Comptes rendus Création mondiale réussie à Aix-en-Provence
Comptes rendus

Création mondiale réussie à Aix-en-Provence

04/08/2019

Théâtre du Jeu de Paume, 6 juillet

Commande conjointe du Festival d’Aix-en-Provence et des Théâtres de la Ville de Luxembourg, Les Mille Endormis, création mondiale de l’opéra d’Adam Maor (né en 1983), sur un livret et dans une mise en scène de Yonatan Levy, est une réussite à tous points de vue, musical, vocal et théâtral. Sans pouvoir prétendre à la résolution du conflit israélo-palestinien, les deux artistes en proposent une approche originale qui infuse encore durablement dans l’esprit des spectateurs, à l’issue de ce court opus d’une heure.

Le roman et le livret, en hébreu, ont été rédigés simultanément, si bien que celui-ci, ni réduction ni adaptation du premier, forme un texte de qualité. Le rideau est déjà levé quand on entre dans la salle : le bureau du Premier Ministre israélien trône au milieu d’un praticable qui penche d’un côté, avec tout autour des transats et lits superposés où sont allongés des figurants, chacun alimenté par un goutte-à-goutte. Ils représentent les mille détenus palestiniens en grève de la faim, que le Premier Ministre décide de plonger dans le sommeil, afin de faire baisser la pression internationale.

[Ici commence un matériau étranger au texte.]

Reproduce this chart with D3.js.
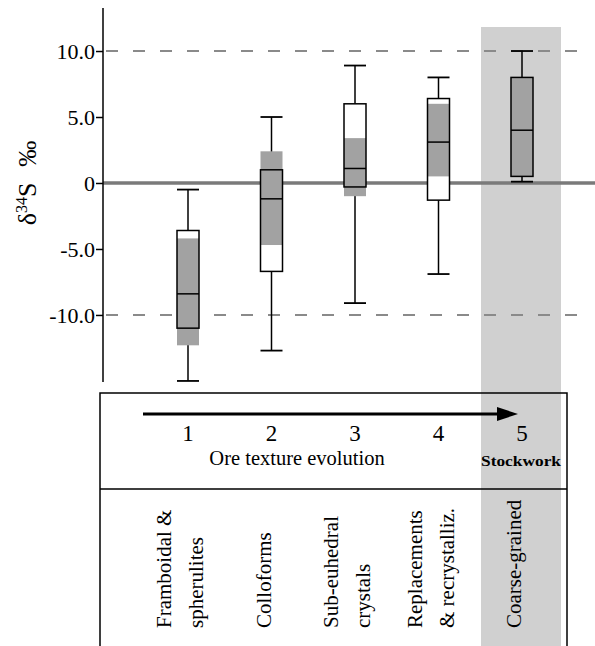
<!DOCTYPE html>
<html>
<head>
<meta charset="utf-8">
<style>
  body { margin: 0; background: #fff; }
  svg text { font-family: "Liberation Serif", "DejaVu Serif", serif; fill: #000; }
</style>
</head>
<body>
<svg class="chart"></svg>
<script src="https://cdn.jsdelivr.net/npm/d3@7/dist/d3.min.js"></script>
<script>
// ore texture stages
const stages = [1, 2, 3, 4, 5]
const whiskerLow = [-15.0, -12.7, -9.1, -6.9, 0.1]
const q1 = [-11.0, -6.7, -0.3, -1.3, 0.5]
const median = [-8.4, -1.2, 1.1, 3.1, 4.0]
const q3 = [-3.6, 1.0, 6.0, 6.4, 8.0]
const whiskerHigh = [-0.5, 5.0, 8.9, 8.0, 10.0]
// shaded (gray) range inside each box
const grayLow = [-12.3, -4.7, -1.0, 0.5, 0.5]
const grayHigh = [-4.2, 2.4, 3.4, 6.0, 8.0]
const yTicks = [-10, -5, 0, 5, 10]
const refLines = [-10, 10]
const textureNames = [
    ["Framboidal &", "spherulites"],
    ["Colloforms"],
    ["Sub-euhedral", "crystals"],
    ["Replacements", "& recrystalliz."],
    ["Coarse-grained"]
]

const width = 595, height = 646
const svg = d3.select(".chart").attr("width", width).attr("height", height)

const axisX = 103
const y = d3.scaleLinear().domain([-15.08, 13.26]).range([382, 8])
const x = d3.scaleLinear().domain([1, 5]).range([188, 522])
const boxW = 22

const data = stages.map((s, i) => ({
    stage: s, lo: whiskerLow[i], q1: q1[i], med: median[i], q3: q3[i], hi: whiskerHigh[i],
    gLo: grayLow[i], gHi: grayHigh[i]
}))

// stockwork band
svg.append("rect")
    .attr("x", 481).attr("y", 27)
    .attr("width", 80).attr("height", height - 27)
    .attr("fill", "#d0d0d0")

// dashed reference lines
svg.append("g").selectAll("line")
    .data(refLines).enter().append("line")
    .attr("x1", axisX + 3).attr("x2", 580)
    .attr("y1", d => y(d)).attr("y2", d => y(d))
    .attr("stroke", "#8a8a8a").attr("stroke-width", 2)
    .attr("stroke-dasharray", "12,15")

// zero line
svg.append("line")
    .attr("x1", axisX).attr("x2", width)
    .attr("y1", y(0)).attr("y2", y(0))
    .attr("stroke", "#7a7a7a").attr("stroke-width", 3.5)

// y axis
const yAxis = svg.append("g")
    .attr("transform", `translate(${axisX},0)`)
    .call(d3.axisLeft(y).tickValues(yTicks).tickSize(7).tickPadding(1)
        .tickFormat(d => d === 0 ? "0" : d.toFixed(1)))
yAxis.select(".domain").attr("d", `M0,${y.range()[0]}V${y.range()[1]}`)
    .attr("stroke", "#000").attr("stroke-width", 1.5)
yAxis.selectAll(".tick line").attr("stroke-width", 1.5)
yAxis.selectAll(".tick text")
    .style("font-family", "Liberation Serif")
    .style("font-size", "22px")

// y label
const yl = svg.append("text")
    .attr("transform", `translate(36,183) rotate(-90)`)
    .attr("text-anchor", "middle")
    .style("font-size", "26px")
yl.append("tspan").text("δ")
yl.append("tspan").attr("dy", -9).style("font-size", "16px").text("34")
yl.append("tspan").attr("dy", 9).text("S")
yl.append("tspan").attr("dx", 16).text("‰")

// boxes
const boxes = svg.append("g").selectAll("g")
    .data(data).enter().append("g")

boxes.append("line")
    .attr("x1", d => x(d.stage)).attr("x2", d => x(d.stage))
    .attr("y1", d => y(d.hi)).attr("y2", d => y(d.q3))
    .attr("stroke", "#000").attr("stroke-width", 1.5)
boxes.append("line")
    .attr("x1", d => x(d.stage)).attr("x2", d => x(d.stage))
    .attr("y1", d => y(d.q1)).attr("y2", d => y(d.lo))
    .attr("stroke", "#000").attr("stroke-width", 1.5)
boxes.selectAll(".cap")
    .data(d => [d.lo, d.hi].map(v => ({ stage: d.stage, v: v })))
    .enter().append("line").attr("class", "cap")
    .attr("x1", d => x(d.stage) - boxW / 2).attr("x2", d => x(d.stage) + boxW / 2)
    .attr("y1", d => y(d.v)).attr("y2", d => y(d.v))
    .attr("stroke", "#000").attr("stroke-width", 1.8)

boxes.append("rect")
    .attr("x", d => x(d.stage) - boxW / 2).attr("width", boxW)
    .attr("y", d => y(d.q3)).attr("height", d => y(d.q1) - y(d.q3))
    .attr("fill", "#fff")
boxes.append("rect")
    .attr("x", d => x(d.stage) - boxW / 2).attr("width", boxW)
    .attr("y", d => y(d.gHi)).attr("height", d => y(d.gLo) - y(d.gHi))
    .attr("fill", "#a2a2a2")
boxes.append("rect")
    .attr("x", d => x(d.stage) - boxW / 2).attr("width", boxW)
    .attr("y", d => y(d.q3)).attr("height", d => y(d.q1) - y(d.q3))
    .attr("fill", "none").attr("stroke", "#000").attr("stroke-width", 1.5)
boxes.append("line")
    .attr("x1", d => x(d.stage) - boxW / 2).attr("x2", d => x(d.stage) + boxW / 2)
    .attr("y1", d => y(d.med)).attr("y2", d => y(d.med))
    .attr("stroke", "#000").attr("stroke-width", 1.5)

// lower table
const tTop = 393, tMid = 489, tLeft = 100, tRight = 567
svg.append("path")
    .attr("d", `M${tLeft},${height}V${tTop}H${tRight}V${height}M${tLeft},${tMid}H${tRight}`)
    .attr("fill", "none").attr("stroke", "#000").attr("stroke-width", 1.5)

// arrow
svg.append("line")
    .attr("x1", 143).attr("x2", 500).attr("y1", 414).attr("y2", 414)
    .attr("stroke", "#000").attr("stroke-width", 3)
svg.append("path")
    .attr("d", "M497,407L518,414L497,421Z").attr("fill", "#000")

svg.append("g").selectAll("text")
    .data(stages).enter().append("text")
    .attr("x", d => x(d)).attr("y", 441)
    .attr("text-anchor", "middle")
    .style("font-size", "23px")
    .text(d => d)

svg.append("text")
    .attr("x", 297).attr("y", 465)
    .attr("text-anchor", "middle")
    .style("font-size", "20.5px")
    .text("Ore texture evolution")
svg.append("text")
    .attr("x", 521).attr("y", 466)
    .attr("text-anchor", "middle")
    .attr("textLength", 80).attr("lengthAdjust", "spacingAndGlyphs")
    .style("font-size", "15px").style("font-weight", "bold")
    .text("Stockwork")

// vertical texture names
const lineGap = 32
const names = svg.append("g").selectAll("g")
    .data(textureNames).enter().append("g")
    .attr("transform", (d, i) => `translate(${x(stages[i]) - (d.length - 1) * lineGap / 2 - 8},628)`)
names.selectAll("text")
    .data(d => d).enter().append("text")
    .attr("transform", (d, j) => `translate(${j * lineGap},0) rotate(-90)`)
    .attr("dy", "0.35em")
    .style("font-size", "21px")
    .text(d => d)
</script>
</body>
</html>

Sauf que, quelques années après l’endormissement, plus rien ne va : le Premier Ministre est devenu extrêmement perturbé, tout comme ses compatriotes qui font des cauchemars ou sont sujets à insomnie. En concertation avec S., le chef du Service Général de la Sécurité, il est décidé d’envoyer une espionne pour infiltrer le monde des rêves, le choix se portant sur Nourit, l’assistante du Premier Ministre. Après son passage dans le camp d’en face, celle-ci décide finalement de demeurer dans ce monde des songes formé par les « Mille Endormis ».

Les quatre solistes ont déjà fréquenté l’Académie du Festival, à l’exception de David Salsbery Fry, très inquiétant S., tout de noir vêtu, aux oreilles augmentées de Monsieur Spock. Sa sombre basse paraît psalmodier ses interventions dans un extrême grave tirant du côté de Dark Vador. Le rôle du Premier Ministre est attribué au baryton Tomasz Kumiega, sollicité sur toute l’étendue de sa tessiture, avec quelques excursions vers des suraigus en voix de tête.

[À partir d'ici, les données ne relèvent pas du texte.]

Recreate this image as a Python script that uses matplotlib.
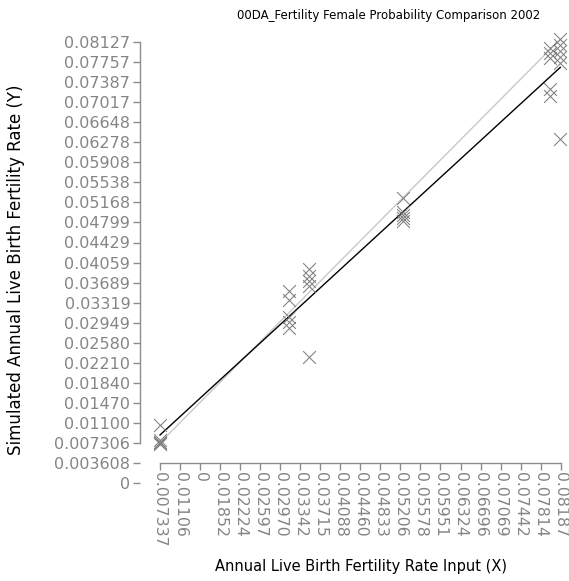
import numpy as np
import matplotlib
matplotlib.use("Agg")
import matplotlib.pyplot as plt

# ---- data -------------------------------------------------------------
input_rate = [
    0.00734, 0.00734, 0.00734, 0.00734, 0.00734,
    0.0313, 0.0313, 0.0313, 0.0313, 0.0313,
    0.0351, 0.0351, 0.0351, 0.0351, 0.0351,
    0.0525, 0.0525, 0.0525, 0.0525, 0.0525,
    0.0798, 0.0798, 0.0798, 0.0798, 0.0798,
    0.0818, 0.0818, 0.0818, 0.0818, 0.0818, 0.0818,
]
simulated_rate = [
    0.0106, 0.0078, 0.0075, 0.0073, 0.0072,
    0.0353, 0.0337, 0.0306, 0.0296, 0.0285,
    0.0394, 0.0381, 0.0372, 0.0363, 0.0232,
    0.0525, 0.0499, 0.0494, 0.0488, 0.0483,
    0.0802, 0.0792, 0.0783, 0.0726, 0.0713,
    0.0818, 0.0807, 0.0796, 0.0785, 0.0774, 0.0634,
]
trend_slope = 0.9107
trend_intercept = 0.0021

x_tick_values = np.linspace(0.007337, 0.08187, 21)
x_tick_labels = ["0.007337", "0.01106", "0", "0.01852", "0.02224", "0.02597",
                 "0.02970", "0.03342", "0.03715", "0.04088", "0.04460", "0.04833",
                 "0.05206", "0.05578", "0.05951", "0.06324", "0.06696", "0.07069",
                 "0.07442", "0.07814", "0.08187"]
y_step = (0.08127 - 0.007306) / 20
y_tick_values = 0.08127 - y_step * np.arange(23)
y_tick_labels = ["0.08127", "0.07757", "0.07387", "0.07017", "0.06648", "0.06278",
                 "0.05908", "0.05538", "0.05168", "0.04799", "0.04429", "0.04059",
                 "0.03689", "0.03319", "0.02949", "0.02580", "0.02210", "0.01840",
                 "0.01470", "0.01100", "0.007306", "0.003608", "0"]

title = "00DA_Fertility Female Probability Comparison 2002"
x_label = "Annual Live Birth Fertility Rate Input (X)"
y_label = "Simulated Annual Live Birth Fertility Rate (Y)"

# ---- figure / axes geometry (pixels) ----------------------------------
W, H = 569, 581
fig = plt.figure(figsize=(W / 100, H / 100), dpi=100)

xlim = (0.0030, 0.0830)
ylim = (-0.0005, 0.0830)
# pixel calibration: x 0.007337 -> 160, 0.08187 -> 560.7 ; y 0.007306 -> 443, 0.08127 -> 42
xs = (560.7 - 160) / (0.08187 - 0.007337)
ys = (443 - 42) / (0.08127 - 0.007306)
L = 160 + (xlim[0] - 0.007337) * xs
R = 160 + (xlim[1] - 0.007337) * xs
B = 443 - (ylim[0] - 0.007306) * ys
T = 443 - (ylim[1] - 0.007306) * ys
ax = fig.add_axes([L / W, 1 - B / H, (R - L) / W, (B - T) / H])
ax.set_xlim(*xlim)
ax.set_ylim(*ylim)
ax.patch.set_alpha(0)

grey = "#8c8c8c"
tick_grey = "#858585"

# reference diagonal and fitted trend
xr = np.array([min(input_rate), max(input_rate)])
ax.plot(xr, xr, color="#c8c8c8", lw=1.0, zorder=1)
ax.plot(xr, trend_intercept + trend_slope * xr, color="black", lw=1.0, zorder=2)

ax.scatter(input_rate, simulated_rate, marker="x", s=85, color="#7f7f7f",
           linewidths=0.75, zorder=3, clip_on=False)

# range-frame axes
for s in ("top", "right"):
    ax.spines[s].set_visible(False)
x_spine_pos = 0.007337 - 20 / xs
y_spine_pos = 0.007306 - 19.5 / ys
ax.spines["left"].set_position(("data", x_spine_pos))
ax.spines["left"].set_bounds(0.007306, 0.08127)
ax.spines["bottom"].set_position(("data", y_spine_pos))
ax.spines["bottom"].set_bounds(0.007337, 0.08187)
for s in ("left", "bottom"):
    ax.spines[s].set_color(grey)
    ax.spines[s].set_linewidth(1.0)

ax.set_xticks(x_tick_values)
ax.set_xticklabels(x_tick_labels, rotation=-90, fontsize=11.3, color=tick_grey)
ax.set_yticks(y_tick_values)
ax.set_yticklabels(y_tick_labels, fontsize=11.5, color=tick_grey)
ax.tick_params(axis="both", direction="out", length=5, width=1.0, color=grey, pad=2)

fig.text(389 / W, 1 - 15 / H, title, ha="center", va="center", fontsize=8.5)
fig.text(361 / W, 1 - 566 / H, x_label, ha="center", va="center", fontsize=10.5)
fig.text(16 / W, 1 - 270 / H, y_label, ha="center", va="center", rotation=90,
         fontsize=12)

fig.savefig("out.png", dpi=100)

L’assistante Nourit, robe rouge et chignon tour de Babel, est défendue par la soprano Gan-ya Ben-gur Akselrod, aussi à l’aise dans les passages lyriques que dans les séquences aux accents plus orientaux. Sa scène finale est, en particulier, très émouvante, lorsqu’elle part en infiltration munie d’une valise à lumière rouge clignotante, comme celle qu’on imagine d’un kamikaze. Seule la petite ampoule clignote dans le noir complet de la salle, puis quand l’éclairage revient, elle émet un chant d’une grande douceur d’influence arabe, souvent à bouche fermée.

Le ténor Benjamin Alunni complète en enchaînant plusieurs rôles successifs, le plus marquant étant celui du Cantor, tout habillé de blanc et coiffé d’une sphère dorée en treillis, faisant ses annonces en alternant voix de poitrine et voix de tête, avec de brefs passages en un gorgheggio comique. Il faut noter que les voix, parfois amplifiées, sont sujettes aux légers traitements électroniques ou informatiques de l’Ircam, produisant par instants des effets acoustiques aux accents de science-fiction d’un « space opera ».

Les huit musiciens de l’ensemble de chambre luxembourgeois United Instruments of Lucilin jouent une partition d’une belle densité, qui accroche et séduit l’oreille dès les premières mesures, dirigée avec précision et passion par Elena Schwarz. La musique est toujours en situation, digne même d’une relaxation transcendantale pendant la séance d’hypnose que prodigue S. à Nourit pour l’envoyer espionner les « Mille Endormis », d’une voix proche de celle d’un robot (« Réglez votre respiration sur la fréquence de ma voix »).

La conclusion se situe entre pessimisme (« La terre est perdue ») et optimisme (« Il ne peut y avoir d’autre patrie pour l’homme que celle qui se trouve entre une âme et une autre »), une belle note d’espoir… même si sa mise en application paraît moins évidente.